Fianna Fáil TD for Mayo, Lisa Chambers, has described as cruel and inhumane the conditions patients and staff are dealing with in the Emergency Department at Mayo University Hospital.
She said this week in a statement: "The overcrowding in emergency departments across the country is entirely predictable every year and yet the government continue to blame the flu for the record numbers of patients on trolleys. We have an annual flu season, we know every year that demand increases during the winter months, yet we consistently fail to prepare and the government act surprised when it happens.
"We have been waiting eight years for a modular unit to extend the emergency department at Mayo University Hospital and recent information given to me by the HSE revealed we have not even commenced the planning process.
"The best we can hope for this year is to get some money to get drawings done. It is unbelievable and utterly indefensible that we still haven't started the process after eight years. We extended the waiting room for the emergency department but didn't extend the emergency department itself, so we simply provided more chairs for people to wait longer.
"The hospitals are operating at 94 per cent capacity before the flu season begins. We have fewer staff nurses and 300 fewer beds than a decade ago; despite a growing and ageing population. If we compare ourselves to Scotland, they have double the number of beds and specialist consultants than we have, so we are a long way off from where we need to be.

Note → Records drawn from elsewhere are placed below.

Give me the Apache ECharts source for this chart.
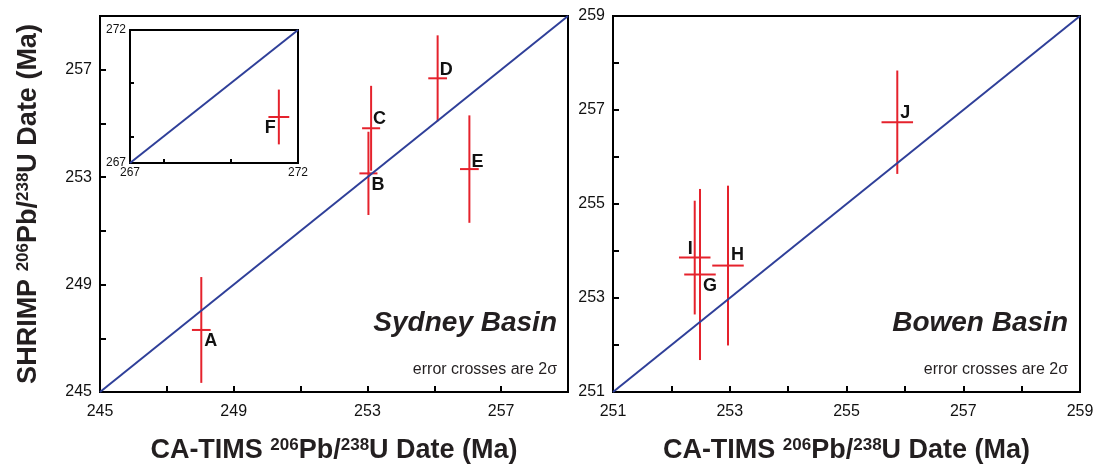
<!DOCTYPE html>
<html>
<head>
<meta charset="utf-8">
<script src="https://cdn.jsdelivr.net/npm/echarts@6/dist/echarts.min.js"></script>
<style>
  html, body { margin: 0; padding: 0; background: #fff; }
  #chart { width: 1096px; height: 465px; }
</style>
</head>
<body>
<div id="chart"></div>
<script>
// Sydney Basin samples: [CA-TIMS date, SHRIMP date, x 2σ, y 2σ]
const sydneyNames = ['A', 'B', 'C', 'D', 'E'];
const sydneyData = [
  [248.03, 247.31, 0.28, 1.97],
  [253.03, 253.14, 0.27, 1.55],
  [253.11, 254.82, 0.27, 1.58],
  [255.10, 256.68, 0.28, 1.60],
  [256.05, 253.30, 0.28, 2.00]
];
// sample F sits off-scale, shown in the inset
const insetNames = ['F'];
const insetData = [
  [271.43, 268.73, 0.31, 1.03]
];
// Bowen Basin samples
const bowenNames = ['G', 'H', 'I', 'J'];
const bowenData = [
  [252.49, 253.50, 0.27, 1.82],
  [252.97, 253.69, 0.27, 1.70],
  [252.40, 253.86, 0.27, 1.21],
  [255.87, 256.74, 0.27, 1.10]
];

// axis ranges and ticks
const sydneyRange = [245, 259];
const sydneyTicks = [247, 249, 251, 253, 255, 257];
const sydneyLabels = [245, 249, 253, 257];
const insetRange = [267, 272];
const insetTicks = [268, 270];
const insetLabels = [267, 272];
const bowenRange = [251, 259];
const bowenTicks = [252, 253, 254, 255, 256, 257, 258];
const bowenLabels = [251, 253, 255, 257, 259];

const RED = '#e5222c';
const BLUE = '#2f3f99';
const FONT = '"Liberation Sans", Arial, sans-serif';

// where each letter goes relative to its cross
const labelPos = {
  A: [3, 11, 'left'], B: [3, 12, 'left'], C: [2, -9, 'left'], D: [2, -8, 'left'],
  E: [2, -7, 'left'], F: [-3, 11, 'right'], G: [3, 12, 'left'], H: [3, -11, 'left'],
  I: [-2, -9, 'right'], J: [3, -9, 'left']
};

function crossRenderer(names) {
  return function (params, api) {
    const x = api.value(0), y = api.value(1), ex = api.value(2), ey = api.value(3);
    const c = api.coord([x, y]);
    const l = api.coord([x - ex, y]), r = api.coord([x + ex, y]);
    const t = api.coord([x, y + ey]), b = api.coord([x, y - ey]);
    const name = names[params.dataIndex];
    const p = labelPos[name];
    const lineStyle = { stroke: RED, lineWidth: 2 };
    return {
      type: 'group',
      children: [
        { type: 'line', shape: { x1: t[0], y1: t[1], x2: b[0], y2: b[1] }, style: lineStyle },
        { type: 'line', shape: { x1: l[0], y1: l[1], x2: r[0], y2: r[1] }, style: lineStyle },
        {
          type: 'text',
          style: {
            text: name, x: c[0] + p[0], y: c[1] + p[1], align: p[2], verticalAlign: 'middle',
            fill: '#111', font: 'bold 18px ' + FONT
          }
        }
      ]
    };
  };
}

const titleRich = {
  b: { fontSize: 27, fontWeight: 'bold', color: '#231f20', fontFamily: FONT },
  s: { fontSize: 17, fontWeight: 'bold', color: '#231f20', fontFamily: FONT, padding: [0, 0, 11, 0] }
};
const titleText = (pre) => '{b|' + pre + ' }{s|206}{b|Pb/}{s|238}{b|U Date (Ma)}';

function makeAxis(gridIndex, range, ticks, labels, opts) {
  return Object.assign({
    type: 'value', gridIndex: gridIndex, min: range[0], max: range[1],
    axisLine: { show: true, lineStyle: { color: '#000', width: 2 } },
    axisTick: { show: true, inside: true, length: 6, customValues: ticks, lineStyle: { color: '#000', width: 2 } },
    axisLabel: { customValues: labels, color: '#111', fontSize: 16, fontFamily: FONT, margin: 8 },
    splitLine: { show: false }
  }, opts || {});
}

const gridBase = { show: true, borderColor: '#000', borderWidth: 2, backgroundColor: '#fff', outerBoundsMode: 'none', containLabel: false };

const chart = echarts.init(document.getElementById('chart'));
chart.setOption({
  animation: false,
  backgroundColor: '#fff',
  grid: [
    Object.assign({ left: 100, top: 16, width: 468, height: 376 }, gridBase),
    Object.assign({ left: 613, top: 16, width: 467, height: 376 }, gridBase),
    Object.assign({ left: 130, top: 30, width: 168, height: 133, z: 5 }, gridBase)
  ],
  xAxis: [
    makeAxis(0, sydneyRange, sydneyTicks, sydneyLabels, {
      axisLabel: { customValues: sydneyLabels, color: '#111', fontSize: 16, fontFamily: FONT, margin: 12 },
      name: titleText('CA-TIMS'), nameLocation: 'middle', nameGap: 45, nameTextStyle: { rich: titleRich }
    }),
    makeAxis(1, bowenRange, bowenTicks, bowenLabels, {
      axisLabel: { customValues: bowenLabels, color: '#111', fontSize: 16, fontFamily: FONT, margin: 12 },
      name: titleText('CA-TIMS'), nameLocation: 'middle', nameGap: 45, nameTextStyle: { rich: titleRich }
    }),
    makeAxis(2, insetRange, insetTicks, insetLabels, {
      z: 6,
      axisTick: { show: true, inside: true, length: 4, customValues: insetTicks, lineStyle: { color: '#000', width: 2 } },
      axisLabel: { customValues: insetLabels, color: '#111', fontSize: 12, fontFamily: FONT, margin: 4 }
    })
  ],
  yAxis: [
    makeAxis(0, sydneyRange, sydneyTicks, sydneyLabels, {
      name: titleText('SHRIMP'), nameLocation: 'middle', nameGap: 57, nameRotate: 90,
      nameTextStyle: { rich: titleRich }
    }),
    makeAxis(1, bowenRange, bowenTicks, bowenLabels),
    makeAxis(2, insetRange, insetTicks, insetLabels, {
      z: 6,
      axisTick: { show: true, inside: true, length: 4, customValues: insetTicks, lineStyle: { color: '#000', width: 2 } },
      axisLabel: { customValues: insetLabels, color: '#111', fontSize: 12, fontFamily: FONT, margin: 4 }
    })
  ],
  series: [
    {
      type: 'line', xAxisIndex: 0, yAxisIndex: 0, symbol: 'none', silent: true,
      data: [[sydneyRange[0], sydneyRange[0]], [sydneyRange[1], sydneyRange[1]]],
      lineStyle: { color: BLUE, width: 2 }
    },
    {
      type: 'line', xAxisIndex: 1, yAxisIndex: 1, symbol: 'none', silent: true,
      data: [[bowenRange[0], bowenRange[0]], [bowenRange[1], bowenRange[1]]],
      lineStyle: { color: BLUE, width: 2 }
    },
    {
      type: 'line', xAxisIndex: 2, yAxisIndex: 2, symbol: 'none', silent: true, z: 7,
      data: [[insetRange[0], insetRange[0]], [insetRange[1], insetRange[1]]],
      lineStyle: { color: BLUE, width: 2 }
    },
    {
      type: 'custom', xAxisIndex: 0, yAxisIndex: 0, data: sydneyData,
      renderItem: crossRenderer(sydneyNames), z: 3
    },
    {
      type: 'custom', xAxisIndex: 1, yAxisIndex: 1, data: bowenData,
      renderItem: crossRenderer(bowenNames), z: 3
    },
    {
      type: 'custom', xAxisIndex: 2, yAxisIndex: 2, data: insetData,
      renderItem: crossRenderer(insetNames), z: 8
    }
  ],
  graphic: [
    { type: 'text', right: 1096 - 557, top: 309, style: { text: 'Sydney Basin', font: 'italic bold 28px ' + FONT, fill: '#231f20' } },
    { type: 'text', right: 1096 - 557, top: 362, style: { text: 'error crosses are 2σ', font: '16px ' + FONT, fill: '#231f20' } },
    { type: 'text', right: 1096 - 1068, top: 309, style: { text: 'Bowen Basin', font: 'italic bold 28px ' + FONT, fill: '#231f20' } },
    { type: 'text', right: 1096 - 1068, top: 362, style: { text: 'error crosses are 2σ', font: '16px ' + FONT, fill: '#231f20' } }
  ]
});
</script>
</body>
</html>
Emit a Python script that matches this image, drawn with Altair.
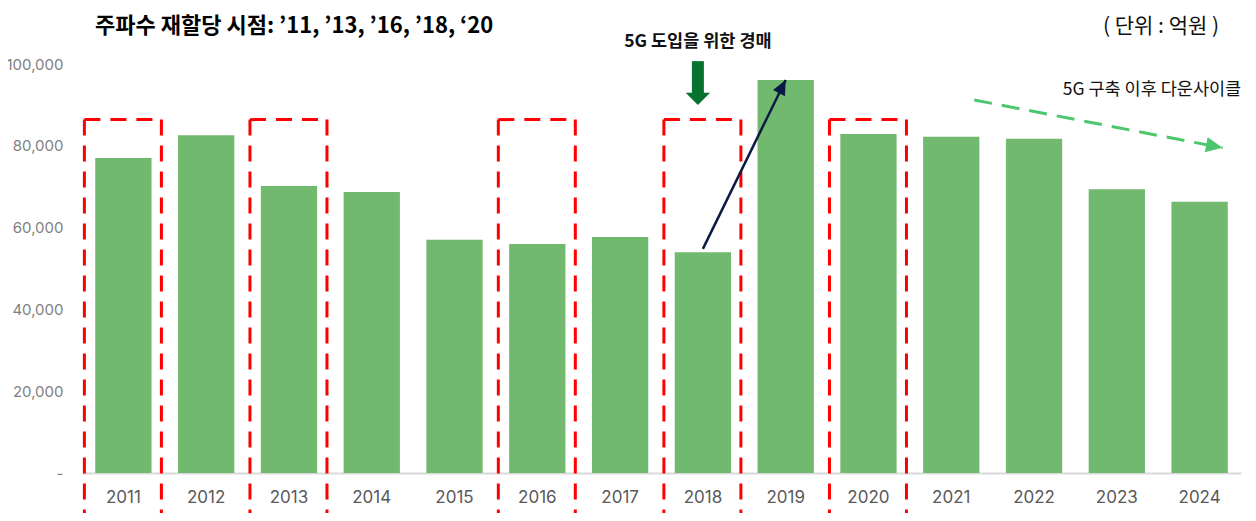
import altair as alt
import pandas as pd

# ---- data ----
years = [str(y) for y in range(2011, 2025)]
values = [77000, 82600, 70200, 68700, 57000, 56000, 57700, 54000,
          96100, 82900, 82200, 81700, 69400, 66300]
realloc_years = ["2011", "2013", "2016", "2018", "2020"]
box_top = 86400

arrow_up_x = ["2018", "2019"]
arrow_up_y = [54800, 96100]
down_x = ["2021", "2024"]
down_y = [91200, 79500]

title_text = "주파수 재할당 시점: ’11, ’13, ’16, ’18, ‘20"
unit_text = "( 단위 : 억원 )"
auction_text = "5G 도입을 위한 경매"
downcycle_text = "5G 구축 이후 다운사이클"

df = pd.DataFrame({"year": years, "value": values})
boxes = pd.DataFrame({"year": realloc_years, "top": [box_top] * len(realloc_years)})
up_df = pd.DataFrame({"year": arrow_up_x, "v": arrow_up_y})
down_df = pd.DataFrame({"year": down_x, "v": down_y})

W, H = 1159, 465          # group area (includes header band above the bars)
TOP = 56                  # pixel row of the 100,000 value inside the group
FONT = "Inter, Noto Sans CJK KR, sans-serif"
KFONT = "Noto Sans CJK KR, Inter, sans-serif"

xscale = alt.Scale(domain=years, paddingInner=0.32, paddingOuter=0.16)
yscale = alt.Scale(domain=[0, 100000], nice=False, range=[H, TOP])

x = alt.X("year:N", sort=years, scale=xscale, title=None,
          axis=alt.Axis(labelAngle=0, ticks=False, tickSize=0, domainColor="#d9d9d9",
                        domainWidth=2, labelFontSize=17, labelColor="#595959",
                        labelPadding=16, labelFont=FONT, grid=False))
y = alt.Y("value:Q", scale=yscale, title=None,
          axis=alt.Axis(values=[0, 20000, 40000, 60000, 80000, 100000],
                        labelExpr="datum.value == 0 ? '-' : format(datum.value, ',')",
                        ticks=False, tickSize=0, domain=False, grid=False,
                        labelFontSize=15, labelColor="#7f7f7f", labelPadding=19,
                        labelFont=FONT))

bars = alt.Chart(df).mark_bar(color="#70b96e").encode(x=x, y=y)

xb = alt.X("year:N", sort=years, scale=xscale)
dash = [16, 10]
red = "#ff0000"
left = alt.Chart(boxes).mark_rule(color=red, strokeWidth=3, strokeDash=dash, xOffset=-39).encode(
    x=xb, y=alt.Y("top:Q", scale=yscale), y2=alt.value(H + 40))
right = alt.Chart(boxes).mark_rule(color=red, strokeWidth=3, strokeDash=dash, xOffset=38).encode(
    x=xb, y=alt.Y("top:Q", scale=yscale), y2=alt.value(H + 40))
top = alt.Chart(boxes).mark_rule(color=red, strokeWidth=3, strokeDash=dash,
                                 xOffset=-39, x2Offset=38).encode(
    x=xb, x2="year:N", y=alt.Y("top:Q", scale=yscale))

# navy arrow 2018 -> 2019
navy = "#0b1a45"
up_line = alt.Chart(up_df).mark_line(color=navy, strokeWidth=2.5).encode(
    x=xb, y=alt.Y("v:Q", scale=yscale))
head_shape = "M0,0 L-1,2.2 L1,2.2 Z"
up_head = alt.Chart(up_df.iloc[[1]]).mark_point(
    shape=head_shape, filled=True, color=navy, opacity=1, size=180, angle=27).encode(
    x=xb, y=alt.Y("v:Q", scale=yscale))

# green dashed downcycle arrow
lg = "#4cc66f"
down_line = alt.Chart(down_df).mark_line(color=lg, strokeWidth=3, strokeDash=[18, 10],
                                         xOffset=23).encode(
    x=xb, y=alt.Y("v:Q", scale=yscale))
down_head = alt.Chart(down_df.iloc[[1]]).mark_point(
    shape=head_shape, filled=True, color=lg, opacity=1, size=230, angle=100.9,
    xOffset=23).encode(x=xb, y=alt.Y("v:Q", scale=yscale))

# green down arrow over 2018
dg = "#08722f"
ann18 = pd.DataFrame({"year": ["2018"], "a": [100700], "b": [92000], "h": [91500],
                      "lab": [105400]})
shaft = alt.Chart(ann18).mark_rule(color=dg, strokeWidth=12, xOffset=-5).encode(
    x=xb, y=alt.Y("a:Q", scale=yscale), y2="b:Q")
dhead = alt.Chart(ann18).mark_point(shape="M-1,-0.5 L1,-0.5 L0,0.5 Z", filled=True,
                                    color=dg, opacity=1, size=600, xOffset=-5).encode(
    x=xb, y=alt.Y("h:Q", scale=yscale))
lab18 = alt.Chart(ann18).mark_text(text=auction_text, font=KFONT, fontSize=17.5,
                                   fontWeight="bold", color="#111111", xOffset=-5,
                                   baseline="middle").encode(
    x=xb, y=alt.Y("lab:Q", scale=yscale))

title = alt.Chart(pd.DataFrame({"t": [title_text]})).mark_text(
    font=KFONT, fontSize=22, fontWeight="bold", color="#000000", align="left",
    baseline="middle").encode(text="t:N", x=alt.value(13), y=alt.value(18))
unit = alt.Chart(pd.DataFrame({"t": [unit_text]})).mark_text(
    font=KFONT, fontSize=21, color="#111111", align="center", baseline="middle").encode(
    text="t:N", x=alt.value(1079), y=alt.value(19))
down_lab = alt.Chart(pd.DataFrame({"t": [downcycle_text]})).mark_text(
    font=KFONT, fontSize=17.5, color="#111111", align="center", baseline="middle").encode(
    text="t:N", x=alt.value(1070), y=alt.value(82))

chart = alt.layer(
    bars, left, right, top, up_line, up_head, down_line, down_head,
    shaft, dhead, lab18, title, unit, down_lab
).properties(
    width=W, height=H,
    autosize=alt.AutoSizeParams(type="none"),
    padding={"left": 74, "top": 0, "right": 7, "bottom": 40},
).configure_view(stroke=None)

chart.save("out.html", embed_options={"renderer": "svg", "actions": False})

"On Monday there were 22 patients on trolleys at Mayo University Hospital and today we have a slight improvement with 14 patents on trolleys, still a very high figure. Worryingly this figure does not include those patients who are waiting on chairs and haven't been given a trolley yet.
"Staff are at breaking point and the health service is running on the goodwill of nurses, heath care staff and doctors who go over and above their duties. Without extra beds and more nurses we will never get on top of this problem.
"We are a first world country with a health service that sometimes resembles third world. Patients and elderly people deserve better and the Minister for Health needs to address this crisis rather than pretend it is not happening. He can start with lifting the recruitment freeze and hiring more nurses."